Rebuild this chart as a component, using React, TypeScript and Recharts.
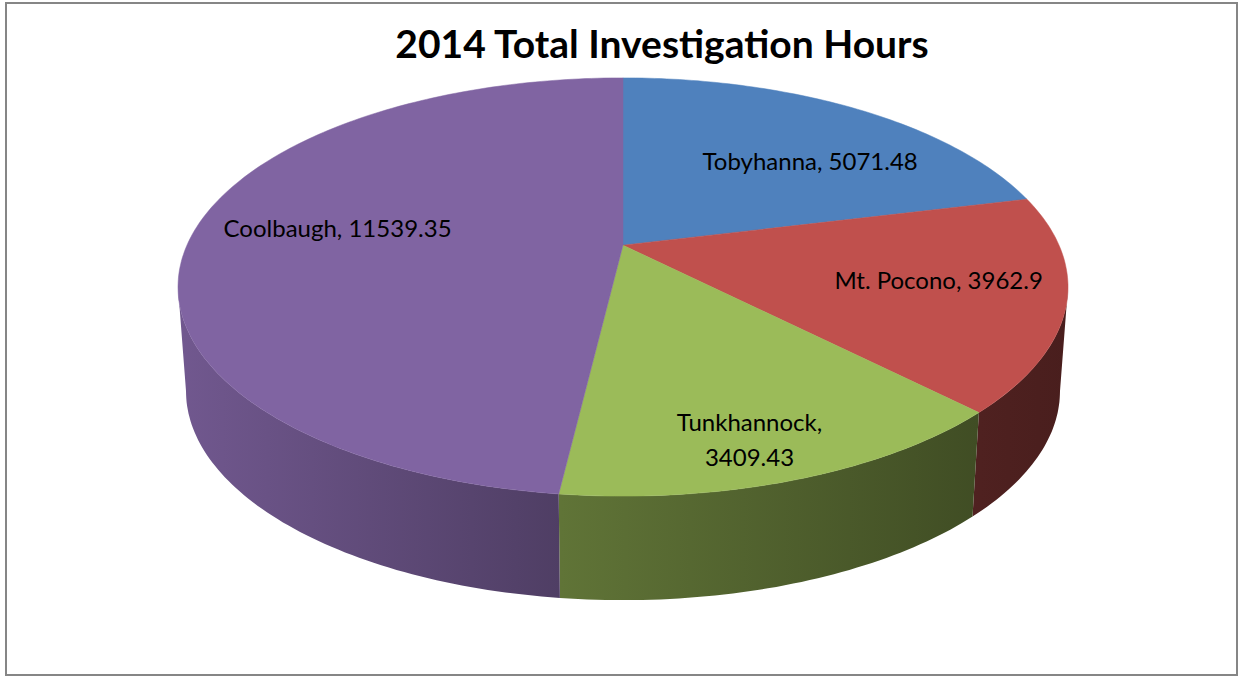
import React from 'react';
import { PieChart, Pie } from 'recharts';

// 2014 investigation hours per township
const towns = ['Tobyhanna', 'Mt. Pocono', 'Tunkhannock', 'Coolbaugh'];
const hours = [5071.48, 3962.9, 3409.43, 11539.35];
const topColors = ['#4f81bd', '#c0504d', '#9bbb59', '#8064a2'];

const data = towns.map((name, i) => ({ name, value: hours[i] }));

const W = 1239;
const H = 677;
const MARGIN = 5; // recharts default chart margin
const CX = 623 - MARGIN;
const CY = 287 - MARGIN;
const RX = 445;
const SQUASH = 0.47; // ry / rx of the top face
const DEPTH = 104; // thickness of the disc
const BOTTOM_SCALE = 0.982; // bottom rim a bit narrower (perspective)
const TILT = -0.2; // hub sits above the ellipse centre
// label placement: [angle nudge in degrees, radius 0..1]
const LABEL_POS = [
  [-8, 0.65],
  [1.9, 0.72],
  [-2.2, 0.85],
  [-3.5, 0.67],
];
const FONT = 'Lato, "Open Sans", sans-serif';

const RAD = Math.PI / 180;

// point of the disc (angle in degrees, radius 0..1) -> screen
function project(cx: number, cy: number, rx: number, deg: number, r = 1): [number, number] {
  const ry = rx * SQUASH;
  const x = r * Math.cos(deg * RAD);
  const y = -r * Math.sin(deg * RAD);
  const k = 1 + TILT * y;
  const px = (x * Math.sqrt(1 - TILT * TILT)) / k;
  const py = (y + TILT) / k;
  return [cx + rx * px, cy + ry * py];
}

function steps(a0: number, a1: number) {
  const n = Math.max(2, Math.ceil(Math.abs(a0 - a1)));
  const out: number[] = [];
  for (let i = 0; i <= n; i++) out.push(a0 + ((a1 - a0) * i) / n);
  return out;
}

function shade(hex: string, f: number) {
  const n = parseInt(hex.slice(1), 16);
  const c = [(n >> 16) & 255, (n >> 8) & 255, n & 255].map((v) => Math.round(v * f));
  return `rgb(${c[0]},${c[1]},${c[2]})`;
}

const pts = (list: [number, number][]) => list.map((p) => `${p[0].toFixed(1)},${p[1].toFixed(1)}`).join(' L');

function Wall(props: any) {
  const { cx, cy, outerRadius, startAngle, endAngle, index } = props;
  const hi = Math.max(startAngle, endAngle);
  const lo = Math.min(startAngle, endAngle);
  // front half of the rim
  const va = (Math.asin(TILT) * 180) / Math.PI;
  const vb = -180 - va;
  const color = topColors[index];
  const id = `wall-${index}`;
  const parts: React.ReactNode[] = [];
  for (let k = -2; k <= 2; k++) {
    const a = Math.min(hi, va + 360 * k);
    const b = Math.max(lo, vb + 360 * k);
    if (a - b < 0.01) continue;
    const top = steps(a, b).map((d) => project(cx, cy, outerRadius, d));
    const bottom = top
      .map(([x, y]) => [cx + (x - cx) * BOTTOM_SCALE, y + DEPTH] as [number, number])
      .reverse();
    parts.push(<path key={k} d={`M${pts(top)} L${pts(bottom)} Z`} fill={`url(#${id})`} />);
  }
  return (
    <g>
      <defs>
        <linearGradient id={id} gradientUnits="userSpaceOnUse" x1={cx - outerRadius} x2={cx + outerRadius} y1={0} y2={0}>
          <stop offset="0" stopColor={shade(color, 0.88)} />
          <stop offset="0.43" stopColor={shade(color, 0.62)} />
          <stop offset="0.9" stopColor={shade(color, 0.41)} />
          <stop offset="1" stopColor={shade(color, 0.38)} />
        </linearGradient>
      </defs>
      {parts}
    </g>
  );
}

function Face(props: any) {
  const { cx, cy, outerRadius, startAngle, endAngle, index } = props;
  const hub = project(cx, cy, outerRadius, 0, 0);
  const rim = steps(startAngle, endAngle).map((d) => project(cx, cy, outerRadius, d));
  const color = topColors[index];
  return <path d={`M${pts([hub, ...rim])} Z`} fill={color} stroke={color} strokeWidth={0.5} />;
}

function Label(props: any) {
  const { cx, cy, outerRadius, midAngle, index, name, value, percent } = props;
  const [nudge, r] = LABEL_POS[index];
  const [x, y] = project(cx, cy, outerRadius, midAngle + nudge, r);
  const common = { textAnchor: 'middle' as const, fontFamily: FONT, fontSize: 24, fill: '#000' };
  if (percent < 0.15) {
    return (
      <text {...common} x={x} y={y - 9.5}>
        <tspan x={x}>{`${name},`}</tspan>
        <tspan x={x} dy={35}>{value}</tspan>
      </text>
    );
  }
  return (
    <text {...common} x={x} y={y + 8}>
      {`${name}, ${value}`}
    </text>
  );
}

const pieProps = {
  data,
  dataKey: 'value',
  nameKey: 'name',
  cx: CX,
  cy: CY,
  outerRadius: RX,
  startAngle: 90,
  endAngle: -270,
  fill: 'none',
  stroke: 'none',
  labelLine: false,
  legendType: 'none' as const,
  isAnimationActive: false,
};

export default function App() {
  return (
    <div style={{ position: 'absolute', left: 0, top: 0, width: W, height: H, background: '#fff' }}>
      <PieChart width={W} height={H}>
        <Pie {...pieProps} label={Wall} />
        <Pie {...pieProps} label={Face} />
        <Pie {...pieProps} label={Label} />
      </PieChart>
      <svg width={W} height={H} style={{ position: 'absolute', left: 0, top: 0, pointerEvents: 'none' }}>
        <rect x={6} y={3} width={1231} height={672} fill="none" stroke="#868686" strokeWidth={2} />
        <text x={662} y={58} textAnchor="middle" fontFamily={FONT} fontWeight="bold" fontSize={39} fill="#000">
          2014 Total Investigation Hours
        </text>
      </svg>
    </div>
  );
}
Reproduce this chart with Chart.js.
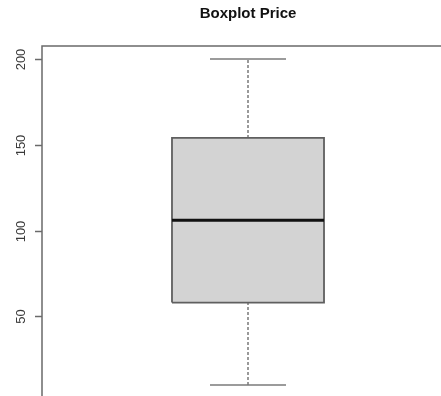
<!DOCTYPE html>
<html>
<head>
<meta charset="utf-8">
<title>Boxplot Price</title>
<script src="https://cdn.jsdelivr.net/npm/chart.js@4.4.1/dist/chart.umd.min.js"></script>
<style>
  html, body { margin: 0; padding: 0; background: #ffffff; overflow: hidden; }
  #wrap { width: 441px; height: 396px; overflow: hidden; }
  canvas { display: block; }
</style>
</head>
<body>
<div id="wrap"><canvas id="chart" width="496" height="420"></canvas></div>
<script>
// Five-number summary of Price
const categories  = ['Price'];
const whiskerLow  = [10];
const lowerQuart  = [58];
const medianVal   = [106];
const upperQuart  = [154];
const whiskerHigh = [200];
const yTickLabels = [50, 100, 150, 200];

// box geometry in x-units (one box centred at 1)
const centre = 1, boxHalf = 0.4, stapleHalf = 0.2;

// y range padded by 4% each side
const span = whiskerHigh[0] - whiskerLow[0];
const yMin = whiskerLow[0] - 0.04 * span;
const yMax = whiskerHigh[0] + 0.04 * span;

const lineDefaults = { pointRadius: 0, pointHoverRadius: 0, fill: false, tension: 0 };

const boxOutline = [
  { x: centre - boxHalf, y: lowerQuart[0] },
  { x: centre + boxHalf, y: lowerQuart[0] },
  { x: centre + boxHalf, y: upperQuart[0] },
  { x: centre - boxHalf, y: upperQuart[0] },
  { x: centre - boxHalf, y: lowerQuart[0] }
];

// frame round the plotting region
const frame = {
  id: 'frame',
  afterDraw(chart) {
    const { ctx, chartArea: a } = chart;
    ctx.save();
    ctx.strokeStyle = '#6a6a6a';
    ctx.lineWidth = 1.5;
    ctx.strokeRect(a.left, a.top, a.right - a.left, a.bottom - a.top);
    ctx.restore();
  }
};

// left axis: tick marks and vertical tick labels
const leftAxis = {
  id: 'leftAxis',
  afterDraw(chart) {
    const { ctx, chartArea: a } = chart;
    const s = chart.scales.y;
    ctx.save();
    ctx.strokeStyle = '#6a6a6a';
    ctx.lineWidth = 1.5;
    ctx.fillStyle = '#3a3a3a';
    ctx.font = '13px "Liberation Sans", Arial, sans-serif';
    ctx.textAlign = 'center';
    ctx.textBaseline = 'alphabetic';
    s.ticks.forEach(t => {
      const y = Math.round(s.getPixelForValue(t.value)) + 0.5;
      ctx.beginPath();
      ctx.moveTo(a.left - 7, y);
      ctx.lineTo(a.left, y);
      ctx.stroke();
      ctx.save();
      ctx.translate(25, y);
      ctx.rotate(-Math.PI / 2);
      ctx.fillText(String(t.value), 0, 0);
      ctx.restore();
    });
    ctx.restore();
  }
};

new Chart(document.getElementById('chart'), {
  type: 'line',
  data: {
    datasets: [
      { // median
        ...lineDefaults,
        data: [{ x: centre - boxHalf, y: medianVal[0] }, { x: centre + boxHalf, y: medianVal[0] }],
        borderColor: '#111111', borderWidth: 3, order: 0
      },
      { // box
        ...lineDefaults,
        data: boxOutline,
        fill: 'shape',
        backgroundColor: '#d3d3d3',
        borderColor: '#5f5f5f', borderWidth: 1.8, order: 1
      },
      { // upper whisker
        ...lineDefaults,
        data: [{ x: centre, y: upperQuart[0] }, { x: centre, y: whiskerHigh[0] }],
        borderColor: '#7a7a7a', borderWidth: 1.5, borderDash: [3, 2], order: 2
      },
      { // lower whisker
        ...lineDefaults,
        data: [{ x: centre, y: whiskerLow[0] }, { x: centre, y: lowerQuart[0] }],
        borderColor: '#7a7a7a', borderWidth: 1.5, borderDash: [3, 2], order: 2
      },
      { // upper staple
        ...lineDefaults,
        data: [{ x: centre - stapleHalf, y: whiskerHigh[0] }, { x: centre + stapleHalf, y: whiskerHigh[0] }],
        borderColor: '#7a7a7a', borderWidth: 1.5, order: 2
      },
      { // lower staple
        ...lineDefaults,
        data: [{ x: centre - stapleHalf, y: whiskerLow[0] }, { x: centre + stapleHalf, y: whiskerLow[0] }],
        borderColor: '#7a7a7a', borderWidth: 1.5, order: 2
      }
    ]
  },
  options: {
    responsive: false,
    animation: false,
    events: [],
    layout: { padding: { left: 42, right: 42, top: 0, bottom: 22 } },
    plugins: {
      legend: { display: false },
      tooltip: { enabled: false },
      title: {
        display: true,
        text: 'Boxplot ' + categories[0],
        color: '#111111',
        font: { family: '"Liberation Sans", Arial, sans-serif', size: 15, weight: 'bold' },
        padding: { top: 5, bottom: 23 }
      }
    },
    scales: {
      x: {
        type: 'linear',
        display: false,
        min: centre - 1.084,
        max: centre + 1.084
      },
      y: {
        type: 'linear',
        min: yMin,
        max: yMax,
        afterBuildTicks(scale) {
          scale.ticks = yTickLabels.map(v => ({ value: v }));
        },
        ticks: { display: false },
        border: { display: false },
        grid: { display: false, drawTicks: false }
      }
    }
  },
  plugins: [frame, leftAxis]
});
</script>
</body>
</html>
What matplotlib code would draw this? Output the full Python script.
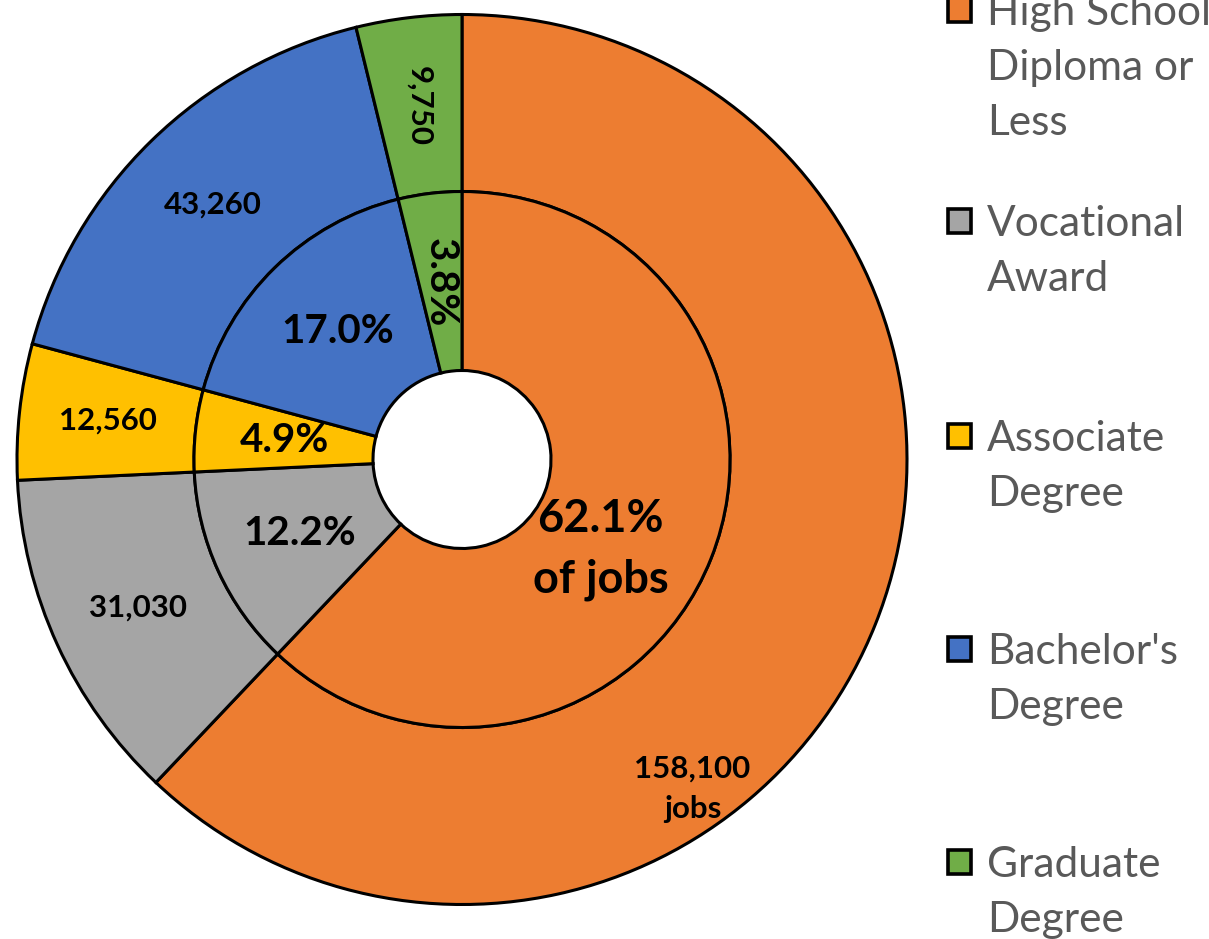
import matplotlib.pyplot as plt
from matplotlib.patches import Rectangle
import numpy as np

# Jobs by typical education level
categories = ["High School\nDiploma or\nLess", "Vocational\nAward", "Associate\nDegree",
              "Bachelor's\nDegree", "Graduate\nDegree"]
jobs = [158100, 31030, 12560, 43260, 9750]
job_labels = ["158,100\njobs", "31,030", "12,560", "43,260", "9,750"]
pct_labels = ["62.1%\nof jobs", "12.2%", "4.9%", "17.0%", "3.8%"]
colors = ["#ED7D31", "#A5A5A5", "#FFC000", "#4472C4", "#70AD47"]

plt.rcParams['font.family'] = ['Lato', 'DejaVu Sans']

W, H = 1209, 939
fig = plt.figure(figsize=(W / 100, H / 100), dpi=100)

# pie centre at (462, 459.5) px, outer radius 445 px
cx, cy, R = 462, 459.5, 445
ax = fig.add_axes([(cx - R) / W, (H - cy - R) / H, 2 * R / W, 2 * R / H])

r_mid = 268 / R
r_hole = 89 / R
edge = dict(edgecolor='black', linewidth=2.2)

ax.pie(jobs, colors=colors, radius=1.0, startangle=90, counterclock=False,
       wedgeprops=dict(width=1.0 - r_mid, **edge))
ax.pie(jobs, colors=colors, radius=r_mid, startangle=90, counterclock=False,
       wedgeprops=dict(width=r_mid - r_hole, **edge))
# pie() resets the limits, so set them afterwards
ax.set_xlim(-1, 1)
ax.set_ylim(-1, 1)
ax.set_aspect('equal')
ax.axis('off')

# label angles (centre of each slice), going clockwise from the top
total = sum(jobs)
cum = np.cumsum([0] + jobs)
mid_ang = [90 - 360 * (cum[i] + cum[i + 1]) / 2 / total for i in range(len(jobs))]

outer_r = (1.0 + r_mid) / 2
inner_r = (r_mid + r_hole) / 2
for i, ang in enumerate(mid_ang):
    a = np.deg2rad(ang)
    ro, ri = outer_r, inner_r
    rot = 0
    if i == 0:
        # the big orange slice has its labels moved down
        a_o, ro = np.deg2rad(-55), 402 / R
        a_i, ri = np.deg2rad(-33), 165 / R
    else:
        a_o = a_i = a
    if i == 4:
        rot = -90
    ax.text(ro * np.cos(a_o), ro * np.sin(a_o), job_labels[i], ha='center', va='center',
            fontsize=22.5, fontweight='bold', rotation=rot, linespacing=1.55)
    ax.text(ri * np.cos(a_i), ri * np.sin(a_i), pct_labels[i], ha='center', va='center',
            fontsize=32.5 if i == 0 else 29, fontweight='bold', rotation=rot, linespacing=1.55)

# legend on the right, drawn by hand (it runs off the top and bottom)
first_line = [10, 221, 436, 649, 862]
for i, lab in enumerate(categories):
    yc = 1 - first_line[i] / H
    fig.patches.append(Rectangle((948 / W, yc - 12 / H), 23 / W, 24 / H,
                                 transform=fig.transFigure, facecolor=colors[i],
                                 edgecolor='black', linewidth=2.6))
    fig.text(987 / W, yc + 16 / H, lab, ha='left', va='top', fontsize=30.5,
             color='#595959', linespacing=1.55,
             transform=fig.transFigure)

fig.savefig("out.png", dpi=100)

--------

What you have to do »
Copy, word for word, the entries above from the first line to the line that holds "const RAD = Math.PI / 180;". Drop the pictures.

The answer »
Rebuild this chart as a component, using React, TypeScript and Recharts.
import React from 'react';
import { PieChart, Pie } from 'recharts';

// 2014 investigation hours per township
const towns = ['Tobyhanna', 'Mt. Pocono', 'Tunkhannock', 'Coolbaugh'];
const hours = [5071.48, 3962.9, 3409.43, 11539.35];
const topColors = ['#4f81bd', '#c0504d', '#9bbb59', '#8064a2'];

const data = towns.map((name, i) => ({ name, value: hours[i] }));

const W = 1239;
const H = 677;
const MARGIN = 5; // recharts default chart margin
const CX = 623 - MARGIN;
const CY = 287 - MARGIN;
const RX = 445;
const SQUASH = 0.47; // ry / rx of the top face
const DEPTH = 104; // thickness of the disc
const BOTTOM_SCALE = 0.982; // bottom rim a bit narrower (perspective)
const TILT = -0.2; // hub sits above the ellipse centre
// label placement: [angle nudge in degrees, radius 0..1]
const LABEL_POS = [
  [-8, 0.65],
  [1.9, 0.72],
  [-2.2, 0.85],
  [-3.5, 0.67],
];
const FONT = 'Lato, "Open Sans", sans-serif';

const RAD = Math.PI / 180;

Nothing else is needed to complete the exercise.